Last week, We told you about a letter sent to administrators at Decatur’s Emory University asking that the university be turned into a “sanctuary campus” for undocumented students who were admitted to the Deferred Action for Childhood Arrivals program set up by President Obama. Those signing the petition were concerned that President-Elect Trump would terminate the DACA program after he was inaugurated, making those students eligible for deportation. The letter drew a response from Emory President Claire E. Sterk, Interim Executive Vice President Stuart Zola, and Ajay Nair, Senior Vice President and Dean of Campus Life, promising to consider the requests.
The petition drew a mixed reaction. On Monday, Emory’s Student Government Association endorsed the petition by a vote of 26-2, with one abstention, according to a story in the Emory Wheel. Meanwhile, State Rep. Earl Earhart said he would introduce legislation blocking any state funding, potentially including the award of HOPE scholarships to any school that became a sanctuary campus.
One of the nine demands made in the petition asked for “the hiring/training of mental health professionals who have cultural competency in working with trauma-related issues of familial separation and the chronic threat of deportation.” That particular demand drew a response from Provost Ajay Nair, who was quoted in the Wheel article comparing the reaction to the election of Trump to the reaction he saw after the twin towers fell on 9/11, when he was a dean at the University of Virginia.

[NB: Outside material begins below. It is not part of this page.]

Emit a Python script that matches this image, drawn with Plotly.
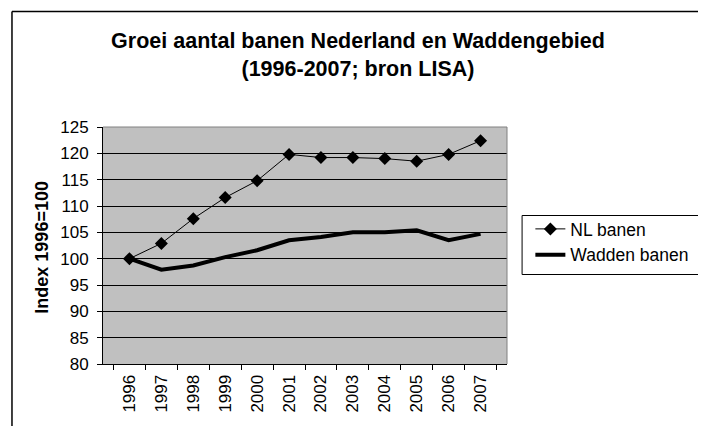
import plotly.graph_objects as go

years = ["1996", "1997", "1998", "1999", "2000", "2001", "2002", "2003", "2004", "2005", "2006", "2007"]
nl_banen = [100.0, 102.9, 107.6, 111.6, 114.8, 119.8, 119.2, 119.2, 119.0, 118.5, 119.8, 122.4]
wadden_banen = [100.0, 97.9, 98.7, 100.3, 101.6, 103.5, 104.1, 105.0, 105.0, 105.4, 103.5, 104.7]

FONT = "Liberation Sans, Arial, sans-serif"
OFF = 8  # page body margin
W, H = 706 - OFF, 426 - OFF
L, R, T, B = 103 - OFF, 518 - OFF, 127 - OFF, 364 - OFF
pw, ph = R - L, B - T

def px(x):  # screen px -> paper
    return (x - OFF - L) / pw

def py(y):
    return (B - (y - OFF)) / ph

fig = go.Figure()
fig.add_trace(go.Scatter(
    x=years, y=nl_banen, name="NL banen", mode="lines+markers",
    line=dict(color="black", width=1),
    marker=dict(symbol="diamond", size=10, color="black"),
))
fig.add_trace(go.Scatter(
    x=years, y=wadden_banen, name="Wadden banen", mode="lines",
    line=dict(color="black", width=4),
))

fig.update_layout(
    width=W, height=H,
    margin=dict(l=L, r=W - R, t=T, b=H - B, pad=0),
    paper_bgcolor="white", plot_bgcolor="#C0C0C0",
    font=dict(family=FONT, size=17, color="black"),
    title=dict(
        text="<b>Groei aantal banen Nederland en Waddengebied<br>(1996-2007; bron LISA)</b>",
        x=(358 - OFF) / W, xanchor="center", y=1 - (48 - OFF) / H, yanchor="top",
        font=dict(size=21.5, family=FONT),
    ),
    showlegend=True,
    legend=dict(
        x=px(542), xanchor="left", y=py(211), yanchor="top",
        bgcolor="rgba(0,0,0,0)", borderwidth=0,
        font=dict(size=17.5, family=FONT),
        tracegroupgap=0, itemwidth=30,
    ),
)
fig.update_xaxes(
    type="category", tickson="boundaries", ticks="outside", ticklen=5,
    tickcolor="black", showline=True, linecolor="black", linewidth=1,
    showgrid=False, tickangle=-90, tickfont=dict(size=17), zeroline=False,
    ticklabelstandoff=3,
)
fig.update_yaxes(
    range=[80, 125], dtick=5, ticks="outside", ticklen=5, tickcolor="black",
    showline=True, linecolor="black", linewidth=1,
    showgrid=True, gridcolor="black", gridwidth=1, zeroline=False,
    tickfont=dict(size=17), ticklabelstandoff=5,
)

# y-axis title
fig.add_annotation(text="<b>Index 1996=100</b>", textangle=-90, xref="paper", yref="paper",
                   x=px(40), y=py(247), xanchor="center", yanchor="middle",
                   showarrow=False, font=dict(size=18, family=FONT))

# plot area top/right border (gray)
fig.add_shape(type="line", xref="paper", yref="paper", x0=0, x1=1, y0=1, y1=1,
              line=dict(color="#808080", width=1))
fig.add_shape(type="line", xref="paper", yref="paper", x0=1, x1=1, y0=0, y1=1,
              line=dict(color="#808080", width=1))
# outer chart frame
fig.add_shape(type="line", xref="paper", yref="paper", x0=px(9.5), x1=px(730),
              y0=py(11.5), y1=py(11.5), line=dict(color="black", width=1.5))
fig.add_shape(type="line", xref="paper", yref="paper", x0=px(9.5), x1=px(9.5),
              y0=py(11.5), y1=py(450), line=dict(color="black", width=1.5))
# legend frame
fig.add_shape(type="rect", xref="paper", yref="paper", x0=px(533.5), x1=px(730),
              y0=py(215.5), y1=py(274.5), line=dict(color="black", width=1))

fig.write_html("out.html")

“It was that state of shock — ‘how could this happen in our country?’ — that loss of innocence that we are maybe more vulnerable to racism and to xenophobia than we thought we actually were,” Nair said. “Americans were sort of targeted on 9/11, and not all Americans felt targeted after the election, but certain members of our community felt uncertain about their future.”

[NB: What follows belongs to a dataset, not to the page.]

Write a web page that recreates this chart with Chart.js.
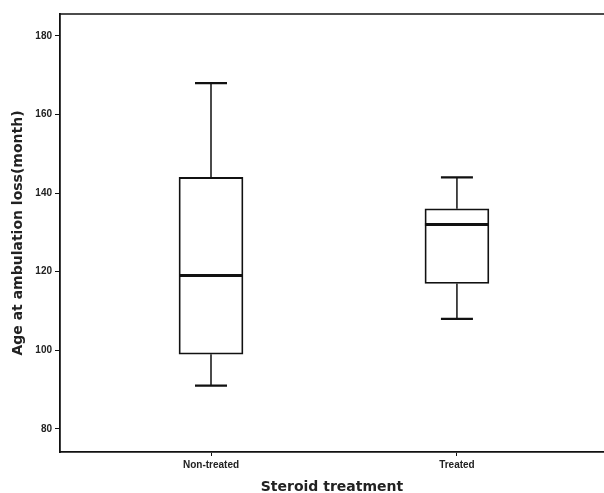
<!DOCTYPE html>
<html>
<head>
<meta charset="utf-8">
<script src="https://cdn.jsdelivr.net/npm/chart.js@4.4.0/dist/chart.umd.min.js"></script>
<style>
  html, body { margin: 0; padding: 0; background: #fff; }
  #wrap { width: 604px; height: 493px; }
</style>
</head>
<body>
<div id="wrap"><canvas id="boxChart"></canvas></div>
<script>
// box plot data (months)
const groups = ['Non-treated', 'Treated'];
const mins = [91, 108];
const q1s = [99, 117];
const medians = [119, 132];
const q3s = [144, 136];
const maxs = [168, 144];
const yTicks = [80, 100, 120, 140, 160, 180];

// whiskers + median drawn from the scales
const boxPlotPlugin = {
    id: 'boxPlotExtras',
    afterDatasetsDraw: function(chart) {
        const ctx = chart.ctx;
        const xs = chart.scales.x, ys = chart.scales.y;
        const boxW = 64, capW = 32;
        ctx.save();
        ctx.strokeStyle = '#111';
        groups.forEach((g, i) => {
            const cx = xs.getPixelForValue(i);
            // whiskers
            ctx.lineWidth = 1.5;
            ctx.beginPath();
            ctx.moveTo(cx, ys.getPixelForValue(q3s[i]));
            ctx.lineTo(cx, ys.getPixelForValue(maxs[i]));
            ctx.moveTo(cx, ys.getPixelForValue(q1s[i]));
            ctx.lineTo(cx, ys.getPixelForValue(mins[i]));
            ctx.stroke();
            // caps
            ctx.lineWidth = 2.2;
            ctx.beginPath();
            ctx.moveTo(cx - capW / 2, ys.getPixelForValue(maxs[i]));
            ctx.lineTo(cx + capW / 2, ys.getPixelForValue(maxs[i]));
            ctx.moveTo(cx - capW / 2, ys.getPixelForValue(mins[i]));
            ctx.lineTo(cx + capW / 2, ys.getPixelForValue(mins[i]));
            ctx.stroke();
            // median
            ctx.lineWidth = 3;
            ctx.beginPath();
            ctx.moveTo(cx - boxW / 2, ys.getPixelForValue(medians[i]));
            ctx.lineTo(cx + boxW / 2, ys.getPixelForValue(medians[i]));
            ctx.stroke();
        });
        // top frame line
        const a = chart.chartArea;
        ctx.lineWidth = 1.5;
        ctx.beginPath();
        ctx.moveTo(a.left, a.top);
        ctx.lineTo(a.right, a.top);
        ctx.stroke();
        ctx.restore();
    }
};

const ctx = document.getElementById('boxChart').getContext('2d');
new Chart(ctx, {
    type: 'bar',
    data: {
        datasets: [{
            data: groups.map((g, i) => ({ x: i, y: [q1s[i], q3s[i]] })),
            backgroundColor: '#fff',
            borderColor: '#111',
            borderWidth: 1.8,
            borderSkipped: false,
            barThickness: 64
        }]
    },
    options: {
        responsive: true, maintainAspectRatio: false, animation: false,
        layout: { padding: { top: 14, right: 0, left: 0, bottom: 0 } },
        plugins: { legend: { display: false }, tooltip: { enabled: false } },
        scales: {
            x: {
                type: 'linear', min: -0.614, max: 1.598, offset: false,
                afterBuildTicks: s => { s.ticks = groups.map((g, i) => ({ value: i })); },
                afterFit: s => { s.height = 41; },
                grid: { offset: false, drawOnChartArea: false, drawTicks: true, tickLength: 4, color: '#111' },
                border: { display: true, color: '#111', width: 1.8 },
                ticks: {
                    callback: v => groups[v] || '',
                    color: '#222', padding: 3, maxRotation: 0,
                    font: { family: 'Arial, "Liberation Sans", sans-serif', size: 10, weight: 'bold' }
                },
                title: {
                    display: true, text: 'Steroid treatment', color: '#222', padding: { top: 10, bottom: 0 },
                    font: { family: '"DejaVu Sans", sans-serif', size: 14, weight: 'bold', lineHeight: 0.8 }
                }
            },
            y: {
                min: 74.1, max: 185.6,
                afterBuildTicks: s => { s.ticks = yTicks.map(v => ({ value: v })); },
                afterFit: s => { s.width = 60; },
                grid: { drawOnChartArea: false, drawTicks: true, tickLength: 5, color: '#111' },
                border: { display: true, color: '#111', width: 1.8 },
                ticks: {
                    color: '#222', padding: 3,
                    font: { family: 'Arial, "Liberation Sans", sans-serif', size: 10, weight: 'bold' }
                },
                title: {
                    display: true, text: 'Age at ambulation loss(month)', color: '#222', padding: { top: 10, bottom: 0 },
                    font: { family: '"DejaVu Sans", sans-serif', size: 14, weight: 'bold' }
                }
            }
        }
    },
    plugins: [boxPlotPlugin]
});
</script>
</body>
</html>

This is not the first time that Dean Nair has called for safe spaces for Emory students. After the incidents last spring when “Trump 2016” was written in chalk at various on-campus locations, Nair wrote an essay for the journal Inside Higher Education, where he said,
The intensity, timing and anonymity of the “Trump 2016” chalking incident produced a tipping point. In the context of a college campus, we thrive on open and civil dialogue, inviting even the most controversial perspectives and remarks. The college setting is a laboratory where students may, for the first time, grapple with such issues. Those conversations by their very nature can be difficult and must take place in a safe environment that is inclusive and guided by mutual respect and civility.
In their original petition, students had asked for a response to their demands by tomorrow, December 2nd. The Wheel article suggests that Emory administrators expect to provide an update in a campus-wide email on Friday.